▶ [Information provided]:
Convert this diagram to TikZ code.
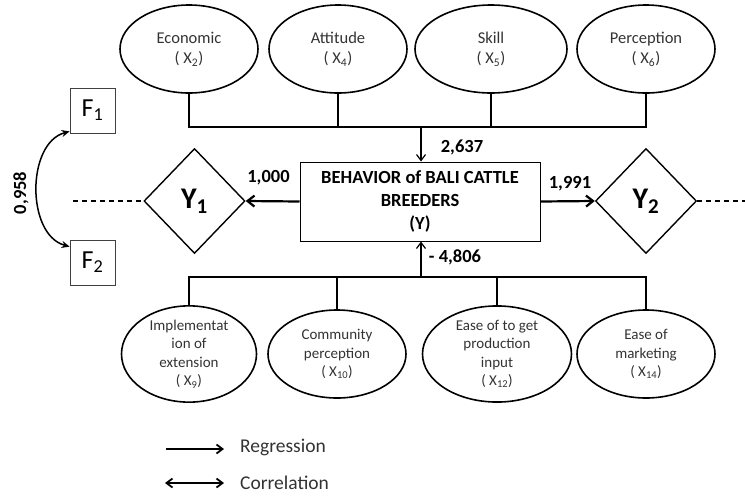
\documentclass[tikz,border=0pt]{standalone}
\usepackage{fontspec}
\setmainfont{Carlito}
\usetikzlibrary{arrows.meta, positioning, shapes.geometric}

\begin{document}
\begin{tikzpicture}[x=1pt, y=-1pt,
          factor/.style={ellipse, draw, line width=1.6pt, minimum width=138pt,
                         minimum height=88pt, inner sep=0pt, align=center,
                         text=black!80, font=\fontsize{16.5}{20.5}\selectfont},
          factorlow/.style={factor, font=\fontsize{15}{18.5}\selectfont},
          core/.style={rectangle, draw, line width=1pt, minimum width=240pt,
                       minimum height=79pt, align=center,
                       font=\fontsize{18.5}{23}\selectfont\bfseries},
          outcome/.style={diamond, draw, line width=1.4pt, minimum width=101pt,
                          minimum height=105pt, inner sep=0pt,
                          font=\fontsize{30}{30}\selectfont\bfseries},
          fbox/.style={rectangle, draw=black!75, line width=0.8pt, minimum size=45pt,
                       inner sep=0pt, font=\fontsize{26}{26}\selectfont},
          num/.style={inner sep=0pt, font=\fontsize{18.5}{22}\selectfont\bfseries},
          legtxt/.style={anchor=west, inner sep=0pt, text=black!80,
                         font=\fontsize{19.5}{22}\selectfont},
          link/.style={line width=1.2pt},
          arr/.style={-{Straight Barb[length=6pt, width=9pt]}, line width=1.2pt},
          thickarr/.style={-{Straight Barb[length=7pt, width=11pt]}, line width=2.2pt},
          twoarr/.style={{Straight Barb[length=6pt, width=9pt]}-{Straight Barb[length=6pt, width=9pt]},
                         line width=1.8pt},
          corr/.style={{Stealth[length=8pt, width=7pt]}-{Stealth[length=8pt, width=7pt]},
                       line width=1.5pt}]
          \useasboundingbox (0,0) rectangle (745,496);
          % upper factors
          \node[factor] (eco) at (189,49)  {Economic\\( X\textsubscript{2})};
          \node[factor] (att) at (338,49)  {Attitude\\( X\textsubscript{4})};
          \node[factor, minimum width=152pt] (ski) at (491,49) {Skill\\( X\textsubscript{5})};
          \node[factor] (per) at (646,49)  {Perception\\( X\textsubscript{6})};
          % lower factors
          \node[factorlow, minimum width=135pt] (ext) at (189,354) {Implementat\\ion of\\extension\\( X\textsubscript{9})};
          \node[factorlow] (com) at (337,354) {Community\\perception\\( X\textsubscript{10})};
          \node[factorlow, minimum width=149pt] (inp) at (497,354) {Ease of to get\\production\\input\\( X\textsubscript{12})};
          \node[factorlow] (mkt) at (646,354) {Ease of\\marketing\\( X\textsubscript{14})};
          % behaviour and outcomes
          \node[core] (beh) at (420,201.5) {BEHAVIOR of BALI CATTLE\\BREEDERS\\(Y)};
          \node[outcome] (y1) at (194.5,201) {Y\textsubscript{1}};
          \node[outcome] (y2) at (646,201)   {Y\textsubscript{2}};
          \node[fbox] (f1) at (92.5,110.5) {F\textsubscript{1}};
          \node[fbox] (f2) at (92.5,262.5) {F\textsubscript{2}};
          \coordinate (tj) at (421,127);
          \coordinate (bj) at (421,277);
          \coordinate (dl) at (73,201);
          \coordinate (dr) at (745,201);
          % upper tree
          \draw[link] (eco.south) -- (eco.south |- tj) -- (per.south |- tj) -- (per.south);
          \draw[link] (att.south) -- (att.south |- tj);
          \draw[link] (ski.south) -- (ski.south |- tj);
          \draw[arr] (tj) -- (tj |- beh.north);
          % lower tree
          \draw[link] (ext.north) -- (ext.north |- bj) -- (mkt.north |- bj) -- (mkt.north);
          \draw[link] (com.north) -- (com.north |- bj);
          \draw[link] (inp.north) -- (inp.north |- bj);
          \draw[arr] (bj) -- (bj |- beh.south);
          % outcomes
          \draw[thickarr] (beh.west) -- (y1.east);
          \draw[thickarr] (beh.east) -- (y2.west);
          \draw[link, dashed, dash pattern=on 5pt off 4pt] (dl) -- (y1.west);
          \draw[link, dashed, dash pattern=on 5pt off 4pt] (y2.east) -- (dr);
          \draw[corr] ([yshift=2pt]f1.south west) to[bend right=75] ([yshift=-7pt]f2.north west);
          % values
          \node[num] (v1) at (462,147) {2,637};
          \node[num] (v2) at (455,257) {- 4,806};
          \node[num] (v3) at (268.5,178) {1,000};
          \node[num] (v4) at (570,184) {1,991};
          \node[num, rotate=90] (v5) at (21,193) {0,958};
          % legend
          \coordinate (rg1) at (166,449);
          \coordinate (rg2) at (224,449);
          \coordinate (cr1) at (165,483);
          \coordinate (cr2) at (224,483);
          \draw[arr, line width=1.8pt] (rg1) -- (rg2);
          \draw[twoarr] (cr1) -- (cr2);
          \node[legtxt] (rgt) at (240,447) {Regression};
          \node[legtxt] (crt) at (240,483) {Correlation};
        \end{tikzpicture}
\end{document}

▶ [The task]:
The material above holds pictures; copy everything else in it exactly.

▶ [Output of the exercise]:
Convert this diagram to TikZ code.
\documentclass[tikz,border=0pt]{standalone}
\usepackage{fontspec}
\setmainfont{Carlito}
\usetikzlibrary{arrows.meta, positioning, shapes.geometric}

\begin{document}
\begin{tikzpicture}[x=1pt, y=-1pt,
          factor/.style={ellipse, draw, line width=1.6pt, minimum width=138pt,
                         minimum height=88pt, inner sep=0pt, align=center,
                         text=black!80, font=\fontsize{16.5}{20.5}\selectfont},
          factorlow/.style={factor, font=\fontsize{15}{18.5}\selectfont},
          core/.style={rectangle, draw, line width=1pt, minimum width=240pt,
                       minimum height=79pt, align=center,
                       font=\fontsize{18.5}{23}\selectfont\bfseries},
          outcome/.style={diamond, draw, line width=1.4pt, minimum width=101pt,
                          minimum height=105pt, inner sep=0pt,
                          font=\fontsize{30}{30}\selectfont\bfseries},
          fbox/.style={rectangle, draw=black!75, line width=0.8pt, minimum size=45pt,
                       inner sep=0pt, font=\fontsize{26}{26}\selectfont},
          num/.style={inner sep=0pt, font=\fontsize{18.5}{22}\selectfont\bfseries},
          legtxt/.style={anchor=west, inner sep=0pt, text=black!80,
                         font=\fontsize{19.5}{22}\selectfont},
          link/.style={line width=1.2pt},
          arr/.style={-{Straight Barb[length=6pt, width=9pt]}, line width=1.2pt},
          thickarr/.style={-{Straight Barb[length=7pt, width=11pt]}, line width=2.2pt},
          twoarr/.style={{Straight Barb[length=6pt, width=9pt]}-{Straight Barb[length=6pt, width=9pt]},
                         line width=1.8pt},
          corr/.style={{Stealth[length=8pt, width=7pt]}-{Stealth[length=8pt, width=7pt]},
                       line width=1.5pt}]
          \useasboundingbox (0,0) rectangle (745,496);
          % upper factors
          \node[factor] (eco) at (189,49)  {Economic\\( X\textsubscript{2})};
          \node[factor] (att) at (338,49)  {Attitude\\( X\textsubscript{4})};
          \node[factor, minimum width=152pt] (ski) at (491,49) {Skill\\( X\textsubscript{5})};
          \node[factor] (per) at (646,49)  {Perception\\( X\textsubscript{6})};
          % lower factors
          \node[factorlow, minimum width=135pt] (ext) at (189,354) {Implementat\\ion of\\extension\\( X\textsubscript{9})};
          \node[factorlow] (com) at (337,354) {Community\\perception\\( X\textsubscript{10})};
          \node[factorlow, minimum width=149pt] (inp) at (497,354) {Ease of to get\\production\\input\\( X\textsubscript{12})};
          \node[factorlow] (mkt) at (646,354) {Ease of\\marketing\\( X\textsubscript{14})};
          % behaviour and outcomes
          \node[core] (beh) at (420,201.5) {BEHAVIOR of BALI CATTLE\\BREEDERS\\(Y)};
          \node[outcome] (y1) at (194.5,201) {Y\textsubscript{1}};
          \node[outcome] (y2) at (646,201)   {Y\textsubscript{2}};
          \node[fbox] (f1) at (92.5,110.5) {F\textsubscript{1}};
          \node[fbox] (f2) at (92.5,262.5) {F\textsubscript{2}};
          \coordinate (tj) at (421,127);
          \coordinate (bj) at (421,277);
          \coordinate (dl) at (73,201);
          \coordinate (dr) at (745,201);
          % upper tree
          \draw[link] (eco.south) -- (eco.south |- tj) -- (per.south |- tj) -- (per.south);
          \draw[link] (att.south) -- (att.south |- tj);
          \draw[link] (ski.south) -- (ski.south |- tj);
          \draw[arr] (tj) -- (tj |- beh.north);
          % lower tree
          \draw[link] (ext.north) -- (ext.north |- bj) -- (mkt.north |- bj) -- (mkt.north);
          \draw[link] (com.north) -- (com.north |- bj);
          \draw[link] (inp.north) -- (inp.north |- bj);
          \draw[arr] (bj) -- (bj |- beh.south);
          % outcomes
          \draw[thickarr] (beh.west) -- (y1.east);
          \draw[thickarr] (beh.east) -- (y2.west);
          \draw[link, dashed, dash pattern=on 5pt off 4pt] (dl) -- (y1.west);
          \draw[link, dashed, dash pattern=on 5pt off 4pt] (y2.east) -- (dr);
          \draw[corr] ([yshift=2pt]f1.south west) to[bend right=75] ([yshift=-7pt]f2.north west);
          % values
          \node[num] (v1) at (462,147) {2,637};
          \node[num] (v2) at (455,257) {- 4,806};
          \node[num] (v3) at (268.5,178) {1,000};
          \node[num] (v4) at (570,184) {1,991};
          \node[num, rotate=90] (v5) at (21,193) {0,958};
          % legend
          \coordinate (rg1) at (166,449);
          \coordinate (rg2) at (224,449);
          \coordinate (cr1) at (165,483);
          \coordinate (cr2) at (224,483);
          \draw[arr, line width=1.8pt] (rg1) -- (rg2);
          \draw[twoarr] (cr1) -- (cr2);
          \node[legtxt] (rgt) at (240,447) {Regression};
          \node[legtxt] (crt) at (240,483) {Correlation};
        \end{tikzpicture}
\end{document}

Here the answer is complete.